The original release of Magic: The Gathering paid homage to Larry Niven on a card called "Nevinyrral's Disk",[11] with Nevinyrral being "Larry Niven" spelled backwards. Subsequent sets have featured no new cards featuring Nevinyrral, although the character is sporadically quoted on the flavor text of various cards. Netrunner paid a similar homage to Larry Niven with the card "Nevinyrral".
Policy involvement
According to author Michael Moorcock, in 1967 Niven was among those Science Fiction Writers of America members who voiced opposition to the Vietnam War.[12] However, in 1968 Niven's name appeared in a pro-war ad in Galaxy Science Fiction.[13][14]Niven was an adviser to Ronald Reagan on the creation of the Strategic Defense Initiative antimissile policy, as part of the Citizens' Advisory Council on National Space Policy – as covered in the BBC documentary Pandora's Box by Adam Curtis.[15] The council also convinced Vice President Dan Quayle to support the single-stage-to-orbit concept for a reusable space ship that led to the building of the DC-X.

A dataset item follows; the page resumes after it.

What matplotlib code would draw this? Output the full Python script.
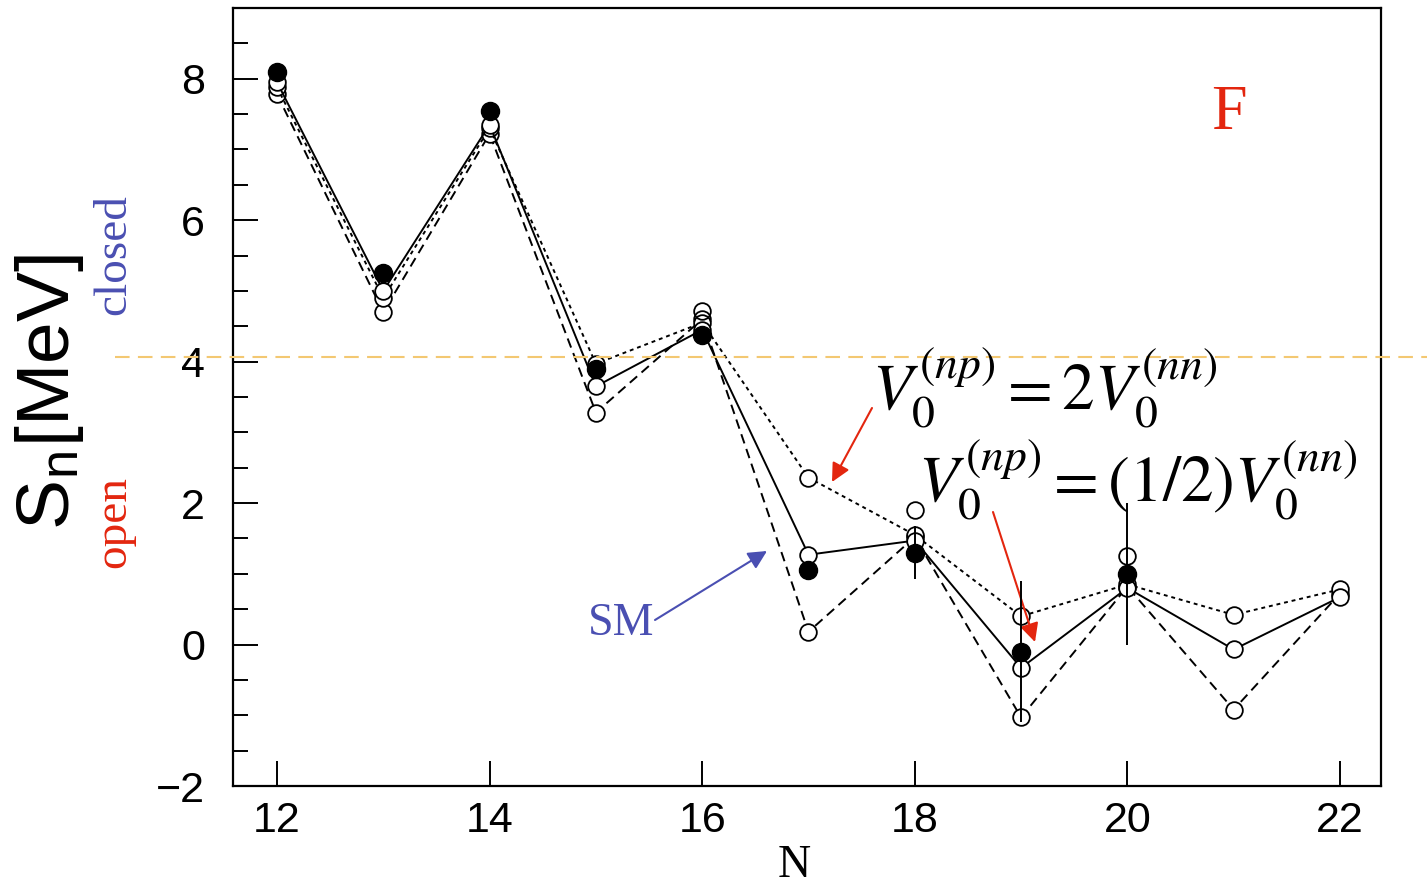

In 2007, Niven, in conjunction with a group of science fiction writers known as SIGMA, led by Pournelle, began advising the U.S. Department of Homeland Security as to future trends affecting terror policy and other topics. [16][17]
Other works
One of Niven's best known humorous works is "Man of Steel, Woman of Kleenex", in which he uses real-world physics to underline the difficulties of Superman and a human woman (Lois Lane or Lana Lang) mating.[18]Niven appeared in the 1980 science documentary film Target... Earth?